A healthy, quick, light vegetarian or meat meal-in-a-bowl, this build-your-own Vegetable Wonton Soup is super versatile. And a perfect weeknight meal.
I love making this soup when when I’m feeling lazy and want to whip up dinner in 20 minutes or so. Virtually everything in this soup is optional or ‘to your taste’ except the broth. The soup can be vegetarian or meat based.
I like to pack it with vegetables and other goodies, typically broccoli, asparagus and green onion. I also add a few purchased items I usually have in my freezer like frozen wontons or dumplings, chopped loose spinach and various types of herb cubes if I don’t have the fresh versions on hand.
Just select your favorite items, add some flavors and start creating your soup. Go big and serve the vegetable wonton soup with some take-out spring rolls, sushi, or our Vegetable Summer Rolls.
Tailor To Your Taste
- Wontons: Use any type of wontons or dumplings (shrimp, chicken, pork, vegetable) – frozen or homemade. These are widely available now in Asian or large mainstream grocery stores.
- Additions: Other great additions are left over chicken, shrimp, rice noodles, bok choy, carrots, snow peas, bean sprouts or whatever else you have or like.
- Flavorings: Some great flavor options are soy sauce, hot sauce, fresh cilantro, basil, sesame oil, lemon/lime
- Herbs: If you don’t have fresh herbs, the frozen herb cubes (basil, cilantro, red chilis, etc) are great in a pinch.
- I often use fresh baby spinach instead of loose chopped frozen spinach. For frozen spinach, add a couple of handfuls to the first step of the recipe (boiling wontons) for about 2 minutes before they are done. This saves an extra pot and step. Fresh spinach can be added directly to the broth.
Make it Vegetarian
- Use vegetable broth or mushroom broth, vegetable dumplings and omit chicken and shrimp.
- Add tofu cubes if desired.
Make Ahead Vegetable Wonton Soup
I prefer the wonton soup fresh for dinner but it’s also delicious as leftovers the next day. Store in a covered container in the fridge.
Vegetable Wonton Soup Recipe
- 24 wontons or dumplings (frozen package), found in Asian or larger mainstream grocery stores
- 8 cup broth/stock (chicken or vegetable)

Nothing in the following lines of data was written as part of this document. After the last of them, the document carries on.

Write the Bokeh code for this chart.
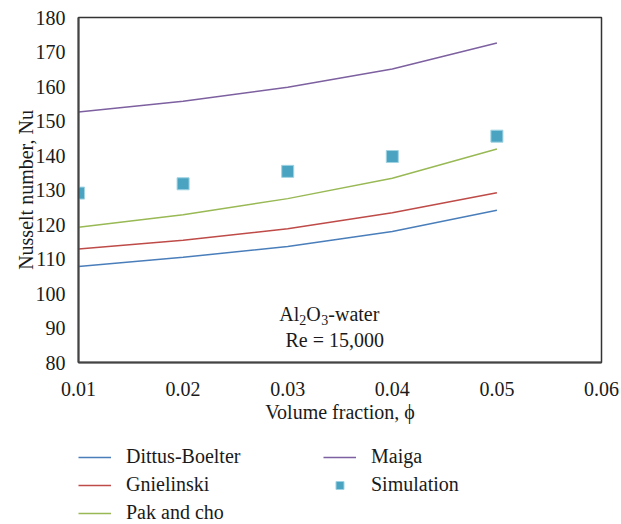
from bokeh.plotting import figure
from bokeh.models import Legend, LegendItem, Label, FixedTicker, Range1d
from bokeh.layouts import column
from bokeh.embed import file_html
from bokeh.resources import INLINE

# Volume fraction (phi) and Nusselt number correlations, Al2O3-water, Re = 15,000
phi = [0.01, 0.02, 0.03, 0.04, 0.05]
dittus_boelter = [107.8, 110.5, 113.6, 118.0, 124.1]
gnielinski = [112.9, 115.4, 118.8, 123.4, 129.2]
pak_and_cho = [119.2, 122.8, 127.5, 133.4, 141.9]
maiga = [152.6, 155.7, 159.8, 165.1, 172.6]
simulation = [129.1, 131.8, 135.4, 139.7, 145.6]

x_ticks = [0.01, 0.02, 0.03, 0.04, 0.05, 0.06]
y_ticks = [80, 90, 100, 110, 120, 130, 140, 150, 160, 170, 180]

FONT = "'Liberation Serif', serif"
TXT = "#1a1a1a"
FS = "20px"

SERIES = [
    ("Dittus-Boelter", dittus_boelter, "#4a7ebb"),
    ("Gnielinski", gnielinski, "#be4b48"),
    ("Pak and cho", pak_and_cho, "#98b954"),
    ("Maiga", maiga, "#7d60a0"),
]
SIM_STYLE = dict(marker="square", fill_color="#4aa3c0",
                 line_color="#9fd3e3", line_width=1)

# ---- main chart ----
p = figure(width=621, height=430, output_backend="svg", toolbar_location=None,
           x_range=Range1d(0.01, 0.06), y_range=Range1d(80, 180),
           min_border_left=78, min_border_right=20, min_border_top=17,
           min_border_bottom=68)
p.background_fill_color = "white"
p.border_fill_color = "white"
p.grid.visible = False
p.outline_line_color = "#333333"
p.outline_line_width = 1.5

for ax in (p.xaxis[0], p.yaxis[0]):
    ax.axis_line_color = "#444444"
    ax.axis_line_width = 2
    ax.major_tick_line_color = None
    ax.minor_tick_line_color = None
    ax.major_label_text_font = FONT
    ax.major_label_text_font_size = FS
    ax.major_label_text_color = TXT
    ax.axis_label_text_font = FONT
    ax.axis_label_text_font_size = FS
    ax.axis_label_text_font_style = "normal"
    ax.axis_label_text_color = TXT

p.xaxis.ticker = FixedTicker(ticks=x_ticks)
p.xaxis.major_label_overrides = {t: f"{t:.2f}" for t in x_ticks}
p.yaxis.ticker = FixedTicker(ticks=y_ticks)
p.xaxis.major_label_standoff = 13
p.yaxis.major_label_standoff = 7
p.xaxis.axis_label = "Volume fraction, ϕ"
p.yaxis.axis_label = "Nusselt number, Nu"
p.xaxis.axis_label_standoff = 2
p.yaxis.axis_label_standoff = -4

for name, ys, color in SERIES:
    p.line(phi, ys, line_color=color, line_width=1.5)
p.scatter(phi, simulation, size=12, **SIM_STYLE)

# Annotation: Al2O3-water / Re = 15,000
ax0, ay0 = 0.0292, 94.2
parts = [("Al", 0, 20, 0), ("2", 20, 14, -6), ("O", 27, 20, 0),
         ("3", 42, 14, -6), ("-water", 49, 20, 0)]
for txt, dx, fs, dy in parts:
    p.add_layout(Label(x=ax0, y=ay0, text=txt, x_offset=dx, y_offset=dy,
                       text_font=FONT, text_font_size=f"{fs}px",
                       text_color=TXT, text_baseline="middle",
                       text_align="left"))
p.add_layout(Label(x=0.0345, y=86.4, text="Re = 15,000", text_font=FONT,
                   text_font_size=FS, text_color=TXT,
                   text_baseline="middle", text_align="center"))

# ---- legend strip underneath (series kept outside its visible range) ----
lg = figure(width=621, height=94, output_backend="svg", toolbar_location=None,
            x_range=Range1d(10, 11), y_range=Range1d(1000, 1001),
            x_axis_location=None, y_axis_location=None,
            min_border=0, outline_line_color=None)
lg.grid.visible = False
items = []
for name, ys, color in SERIES:
    r = lg.line(phi, ys, line_color=color, line_width=1.5)
    items.append(LegendItem(label=name, renderers=[r]))
r = lg.scatter(phi, simulation, size=15, **SIM_STYLE)
items.append(LegendItem(label="Simulation", renderers=[r]))

legend = Legend(items=items, location=(0, 0), orientation="vertical",
                nrows=3, padding=0, margin=0, spacing=5,
                glyph_width=33, glyph_height=20, label_height=20,
                label_width=192, label_standoff=15,
                border_line_color=None, background_fill_alpha=0,
                label_text_font=FONT, label_text_font_size=FS,
                label_text_color=TXT)
lg.add_layout(legend, "center")

open("out.html", "w").write(file_html(column(p, lg, spacing=0), INLINE))
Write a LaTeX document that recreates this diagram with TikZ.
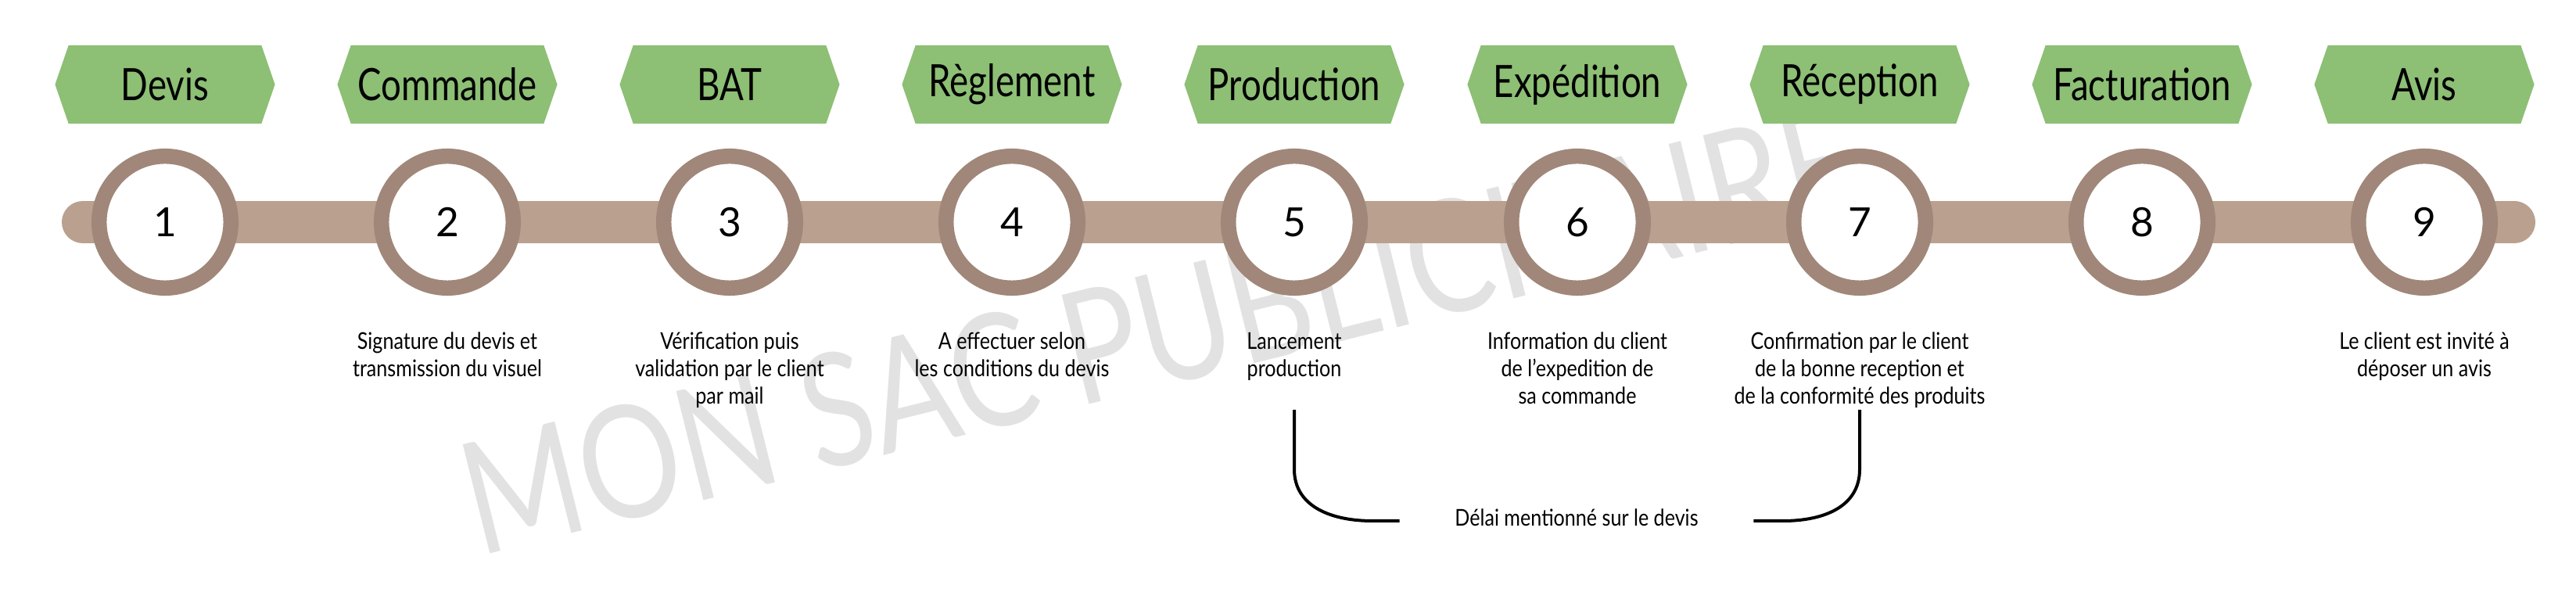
\documentclass[tikz,border=0pt]{standalone}
\usepackage{fontspec}
\setmainfont{Lato}
\newfontfamily\titlefont[FakeStretch=0.8]{Lato}
\newfontfamily\descfont[FakeStretch=0.85]{Lato}
\newfontfamily\markfont[FakeStretch=0.81]{Lato}
\usetikzlibrary{shapes.symbols,positioning}
\definecolor{bannergreen}{RGB}{141,191,117}
\definecolor{ringbrown}{RGB}{160,135,121}
\definecolor{barbrown}{RGB}{186,160,142}
\definecolor{markgray}{RGB}{226,226,226}
\tikzset{
  banner/.style={signal,signal to=east and west,signal pointer angle=142,fill=bannergreen,
    minimum width=2.81cm,minimum height=1cm,inner sep=0pt,font=\titlefont\fontsize{16.2}{18}\selectfont},
  stepring/.style={circle,draw=ringbrown,line width=0.195cm,fill=white,minimum size=1.685cm,
    inner sep=0pt,font=\fontsize{14.6}{16}\selectfont},
  desc/.style={align=center,anchor=base,inner sep=0pt,font=\descfont\fontsize{8.4}{9.96}\selectfont},
  timeline/.style={line width=0.54cm,line cap=round,draw=barbrown},
  delay/.style={line width=0.04cm,draw=black},
  watermark/.style={anchor=base west,rotate=14,inner sep=0pt,text=markgray,font=\markfont\fontsize{57}{60}\selectfont}
}
\begin{document}
\begin{tikzpicture}[x=0.01cm,y=0.01cm]
  \useasboundingbox (0,0) rectangle (3294,-762);
  \node[watermark] (mark) at (612,-712) {MON SAC PUBLICITAIRE};
  \coordinate (barl) at (106,-284);
  \coordinate (barr) at (3215,-284);
  \draw[timeline] (barl) -- (barr);
  \node[stepring] (s1) at (211,-284) {1};
  \node[stepring] (s2) at (572,-284) {2};
  \node[stepring] (s3) at (933,-284) {3};
  \node[stepring] (s4) at (1294,-284) {4};
  \node[stepring] (s5) at (1655,-284) {5};
  \node[stepring] (s6) at (2017,-284) {6};
  \node[stepring] (s7) at (2378,-284) {7};
  \node[stepring] (s8) at (2739,-284) {8};
  \node[stepring] (s9) at (3100,-284) {9};
  \node[banner] (devis) at (211,-108) {Devis};
  \node[banner] (commande) at (572,-108) {Commande};
  \node[banner] (bat) at (933,-108) {BAT};
  \node[banner] (reglement) at (1294,-108) {Règlement};
  \node[banner] (production) at (1655,-108) {Production};
  \node[banner] (expedition) at (2017,-108) {Expédition};
  \node[banner] (reception) at (2378,-108) {Réception};
  \node[banner] (facturation) at (2739,-108) {Facturation};
  \node[banner] (avis) at (3100,-108) {Avis};
  \node[desc] (d2) at (572,-482) {Signature du devis et\\transmission du visuel};
  \node[desc] (d3) at (933,-517) {Vérification puis\\validation par le client\\par mail};
  \node[desc] (d4) at (1294,-482) {A effectuer selon\\les conditions du devis};
  \node[desc] (d5) at (1655,-482) {Lancement\\production};
  \node[desc] (d6) at (2017,-517) {Information du client\\de l’expedition de\\sa commande};
  \node[desc] (d7) at (2378,-517) {Confirmation par le client\\de la bonne reception et\\de la conformité des produits};
  \node[desc] (d9) at (3100,-482) {Le client est invité à\\déposer un avis};
  \node[desc,inner xsep=0.7cm] (delai) at (2016,-673) {Délai mentionné sur le devis};
  \coordinate (lt) at (1655,-524);
  \coordinate (rt) at (2378,-524);
  \draw[delay] (lt) -- ++(0,-76) .. controls +(0,-48) and +(-52,0) .. (1755,-666) -- (delai.west |- 0,-666);
  \draw[delay] (rt) -- ++(0,-76) .. controls +(0,-48) and +(52,0) .. (2280,-666) -- (delai.east |- 0,-666);
\end{tikzpicture}
\end{document}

- 1/2 lb medium raw, peeled, deveined shrimp (optional)
- 1 head of broccoli, cut up into smaller florets
- 4 cup other vegetables cut up as needed (e.g. asparagus , carrots (very thin discs or strips), chopped nappa (chinese lettuce), bok choy, snow peas, broccoli, cauliflower, snow peas, etc)
- 2 cup cooked chicken, cut into bite size pieces (optional)
- 3 cups fresh baby spinach (frozen is fine too)
- Seasonings/herbs to taste e.g. soy sauce, sesame oil, fresh basil or cilantro, lime juice, chili flakes
- Garnish: bean sprouts, 1-2 green onions, chopped
- BOIL WONTONS: In a large pot of boiling water, cook frozen wontons or dumplings as per package directions. Drain in a strainer and set aside.
- MAKE SOUP: Heat broth in the same pot to medium high until broth comes to boil. Add broccoli and other vegetables. Lower heat to Medium and cook for 3 minutes until tender. Add fresh baby spinach and shrimp if using and cook for 3 minutes until shrimp just become opaque.. Add chicken (if using), and cooked wontons.
- SEASON AND SERVE: Add additional herbs and seasonings to taste such as: splash of soy sauce, a 1/2 teaspoon of sesame oil; fresh chopped basil or cilantro, a squeeze of lime, a few drops of hot sauce or some chili pepper flakes. Add bean sprouts and chopped green onion. Serve immediately right from the pot.
This recipe has been updated from March 2016 with new pictures.